How Different Connectivity Models Serve Different Business Goals

Every company that touches the open web makes a quiet bet on how its traffic reaches the internet. Some teams chase raw speed. Others care more about staying invisible, or about looking like they're browsing from a specific city.

And the gap between those options is wider than most buyers expect. A pricing team scraping retailers in Germany has little in common with an ad agency checking campaigns across 30 markets. Both use proxies, but the right setup for one will quietly sabotage the other.

Speed-First Models and the Jobs They Win

Datacenter proxies are the obvious starting point for anyone who needs volume. They run on commercial servers, finish tasks 5 to 10 times faster than residential alternatives, and cost a fraction of the price. A retailer tracking 10,000 SKUs across 50 sites every morning won't pay residential rates for that work.

But speed buys nothing if the target blocks you on sight. Hosting IPs from providers like Amazon Web Services or DigitalOcean sit on documented ranges, and security teams flag them quickly. For fragile, high-stakes targets, that weakness pushes buyers toward addresses that look like ordinary people.

Reliability is the quiet selling point. Strong datacenter networks hold 99.99% uptime across redundant power and multiple backbones, which is exactly what an automated pipeline running around the clock needs.

Legitimacy and the Assignment Question

Residential and ISP proxies answer that need by routing through real homes and verified ISP connections. Here the real decision shifts from which network to how the IPs get assigned, and the difference between static vs dedicated vs rotating addressing shapes the result. A sticky residential IP suits account management, while a rotating pool suits broad data collection.

ISP proxies split that difference neatly. They carry residential legitimacy because a provider verifies the address, yet they live in datacenters and keep most of the speed. That mechanism is the one captured in the standard definition of a proxy server: an intermediary that swaps your identity for its own before a request reaches the target.

Cost separates these tiers sharply. Residential bandwidth is usually billed per gigabyte, so a heavy scraping job that's trivial on datacenter IPs can turn into a painful invoice on residential ones.

Mobile proxies push legitimacy even further by routing through real 4G and 5G devices. That's why app-testing and social teams lean on them despite the higher cost and shakier support for static IPs.

Locality as a Business Lever

Location frequently beats type. A team pulling prices from Amazon.de needs a German exit node, period; an Austrian IP returns different numbers and wastes the entire run.

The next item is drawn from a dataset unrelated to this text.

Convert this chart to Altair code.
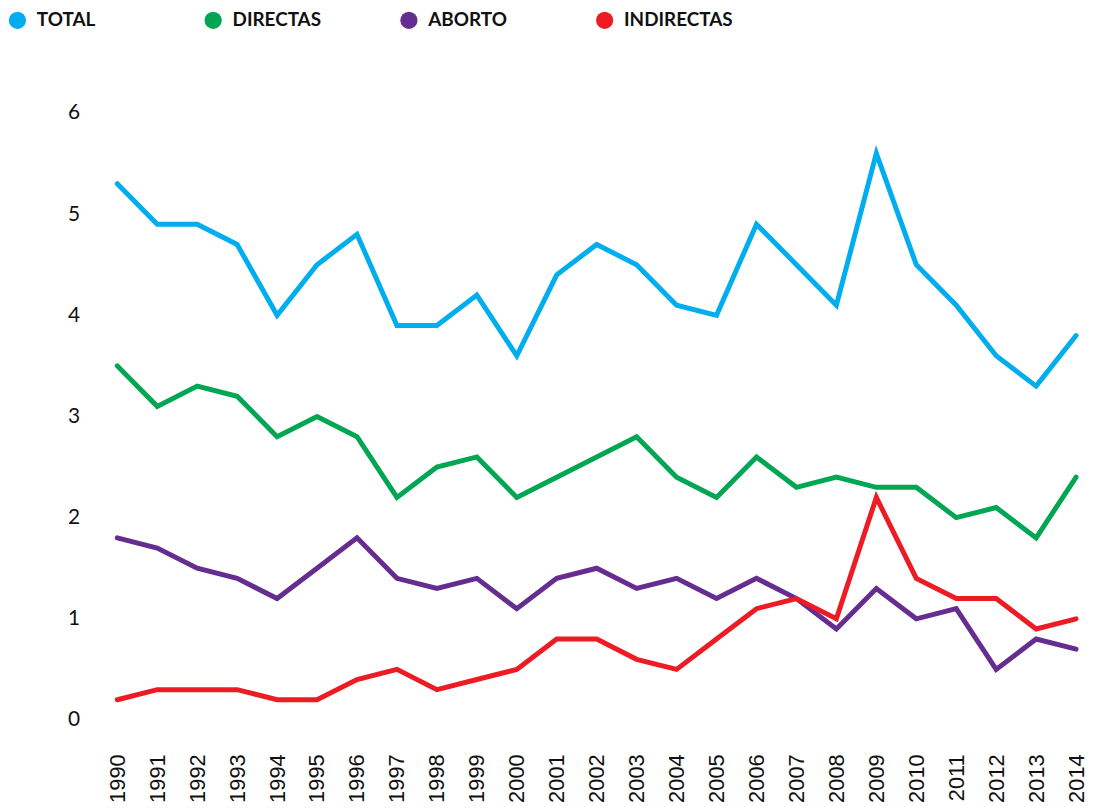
import altair as alt
import pandas as pd

years = list(range(1990, 2015))
total = [5.3, 4.9, 4.9, 4.7, 4.0, 4.5, 4.8, 3.9, 3.9, 4.2, 3.6, 4.4, 4.7, 4.5, 4.1, 4.0, 4.9, 4.5, 4.1, 5.6, 4.5, 4.1, 3.6, 3.3, 3.8]
directas = [3.5, 3.1, 3.3, 3.2, 2.8, 3.0, 2.8, 2.2, 2.5, 2.6, 2.2, 2.4, 2.6, 2.8, 2.4, 2.2, 2.6, 2.3, 2.4, 2.3, 2.3, 2.0, 2.1, 1.8, 2.4]
aborto = [1.8, 1.7, 1.5, 1.4, 1.2, 1.5, 1.8, 1.4, 1.3, 1.4, 1.1, 1.4, 1.5, 1.3, 1.4, 1.2, 1.4, 1.2, 0.9, 1.3, 1.0, 1.1, 0.5, 0.8, 0.7]
indirectas = [0.2, 0.3, 0.3, 0.3, 0.2, 0.2, 0.4, 0.5, 0.3, 0.4, 0.5, 0.8, 0.8, 0.6, 0.5, 0.8, 1.1, 1.2, 1.0, 2.2, 1.4, 1.2, 1.2, 0.9, 1.0]

series = ["TOTAL", "DIRECTAS", "ABORTO", "INDIRECTAS"]
colors = ["#00AEEF", "#00A651", "#662D91", "#ED1C24"]
values = [total, directas, aborto, indirectas]

rows = []
for i, (name, vals) in enumerate(zip(series, values)):
    for y, v in zip(years, vals):
        rows.append({"year": str(y), "value": v, "serie": name, "order": i})
df = pd.DataFrame(rows)

x_enc = alt.X("year:O", scale=alt.Scale(type="point", padding=0),
              axis=alt.Axis(title=None, labelAngle=-90, labelAlign="right", labelBaseline="middle",
                            labelPadding=34, ticks=False, domain=False, grid=False,
                            labelFont="Liberation Sans", labelFontSize=22, labelColor="#111111"))
y_enc = alt.Y("value:Q", scale=alt.Scale(domain=[0, 6], nice=False),
              axis=alt.Axis(title=None, values=[0, 1, 2, 3, 4, 5, 6], ticks=False, domain=False,
                            grid=False, labelPadding=38, labelFont="Lato", labelFontSize=21,
                            labelColor="#111111"))
color_enc = alt.Color("serie:N", scale=alt.Scale(domain=series, range=colors),
                      legend=alt.Legend(title=None, orient="none", legendX=-110, legendY=-103,
                                        direction="horizontal", columns=4, gridAlign="all",
                                        columnPadding=58, symbolType="circle", symbolSize=300,
                                        symbolStrokeWidth=0, symbolOpacity=1,
                                        labelFont="Lato", labelFontSize=19, labelFontWeight="bold",
                                        labelColor="#111111", labelOffset=10, labelLimit=300))

lines = alt.Chart(df).mark_line(strokeWidth=5, strokeCap="round").encode(
    x=x_enc, y=y_enc, color=color_enc,
    order=alt.Order("order:Q"),
    detail="serie:N",
)
pts = alt.Chart(df).mark_point(filled=True, opacity=0, size=1).encode(
    x=x_enc, y=y_enc, color=color_enc,
)

chart = alt.layer(lines, pts).properties(
    width=965, height=611,
    autosize=alt.AutoSizeParams(type="none"),
    padding={"left": 110, "top": 103, "right": 12, "bottom": 92},
).configure_view(stroke=None)

chart.save("out.html", embed_options={"renderer": "svg", "actions": False})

Proximity also drives speed. A proxy in Virginia reaching European sites adds roughly 100 milliseconds of round-trip time versus an Amsterdam-based one, and in a flash sale, that delay is the whole game.

This is where geo-targeting becomes revenue. Streaming checks, ad verification, and localized SEO all depend on looking genuinely local rather than merely nearby. Cloudflare's breakdown of data scraping shows how price monitoring and content aggregation now sit at the heart of competitive strategy, and none of it functions without accurate placement.

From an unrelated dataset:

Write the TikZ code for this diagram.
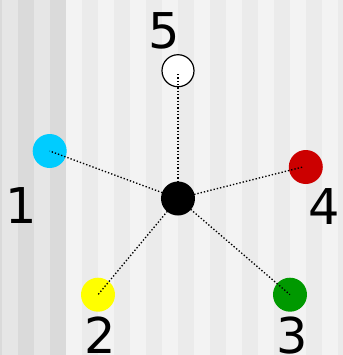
\documentclass[tikz,border=0pt]{standalone}
\usepackage{fontspec}
\setmainfont{DejaVu Sans}
\definecolor{bgA}{HTML}{E6E6E6}
\definecolor{bgB}{HTML}{DADADA}
\definecolor{bgC}{HTML}{F3F3F3}
\definecolor{bgD}{HTML}{EBEBEB}
\definecolor{cyanpt}{HTML}{00CCFF}
\definecolor{redpt}{HTML}{CC0000}
\definecolor{yellowpt}{HTML}{FFFF00}
\definecolor{greenpt}{HTML}{009900}
\tikzset{
  dot/.style={circle,inner sep=0pt,minimum size=34*0.75pt},
  lbl/.style={anchor=base,inner sep=0pt,font=\fontsize{37}{40}\selectfont},
  link/.style={line width=1pt,dash pattern=on 1pt off 1.5pt},
}
\begin{document}
\begin{tikzpicture}[x=0.75pt,y=-0.75pt]
\useasboundingbox (0,0) rectangle (343,355);
% background stripes
\fill[bgB] (0,0) rectangle (2,355);
\fill[bgA] (2,0) rectangle (18,355);
\fill[bgB] (18,0) rectangle (34,355);
\fill[bgA] (34,0) rectangle (50,355);
\fill[bgB] (50,0) rectangle (66,355);
\foreach \i in {0,...,17}{
  \pgfmathtruncatemacro{\r}{mod(\i,2)}
  \ifnum\r=0 \fill[bgC] (66+16*\i,0) rectangle (82+16*\i,355);
  \else \fill[bgD] (66+16*\i,0) rectangle (82+16*\i,355); \fi
}
% outer points
\node[dot,fill=white,draw=black,line width=0.9pt,minimum size=32*0.75pt] (n5) at (178,70.7) {};
\node[dot,fill=cyanpt] (n1) at (49.7,151) {};
\node[dot,fill=redpt] (n4) at (305.8,167) {};
\node[dot,fill=yellowpt] (n2) at (98,294.7) {};
\node[dot,fill=greenpt] (n3) at (290,294.7) {};
% links
\coordinate (c) at (178,198.5);
\draw[link] (c) -- ([yshift=-3*0.75pt]n5.center);
\draw[link] (c) -- (n1.center);
\draw[link] (c) -- ([xshift=-3*0.75pt]n4.center);
\draw[link] (c) -- (n2.center);
\draw[link] (c) -- (n3.center);
% centre
\node[dot,fill=black] (n0) at (c) {};
% labels
\node[lbl] (l5) at (164,48.3) {5};
\node[lbl] (l1) at (21,223.3) {1};
\node[lbl] (l4) at (323.7,224.3) {4};
\node[lbl] (l2) at (100,353.3) {2};
\node[lbl] (l3) at (292,353.3) {3};
\end{tikzpicture}
\end{document}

Matching the Model to the Goal

The model matters far less than the goal behind it. Harvard Business Review's framework on whether a company's data work leans offensive or defensive maps cleanly onto these connection choices. Defensive jobs like fraud detection reward reliability and clean audit trails; offensive jobs like market intelligence reward reach and sheer volume.

Take two teams inside one company. The brand-protection group wants stable, auditable connections to catch counterfeit listings; the growth team wants thousands of rotating IPs to map competitor pricing in real time. Same employer, opposite hardware.

So the practical move is to start from the outcome. Decide whether the job needs speed, trust, or a precise location first, then let that answer narrow the type, the assignment model, and the budget.

Where This Is Heading

Connection strategy is getting more granular, not less. IPv6 rollouts, edge nodes, and machine-learning rotation are handing buyers finer control over how their traffic looks and behaves.

The teams that pull ahead in 2026 will treat the connection layer as a deliberate choice tied to one specific outcome, the same way they already treat their cloud or their CRM. Pick for the job in front of you, and the performance tends to follow.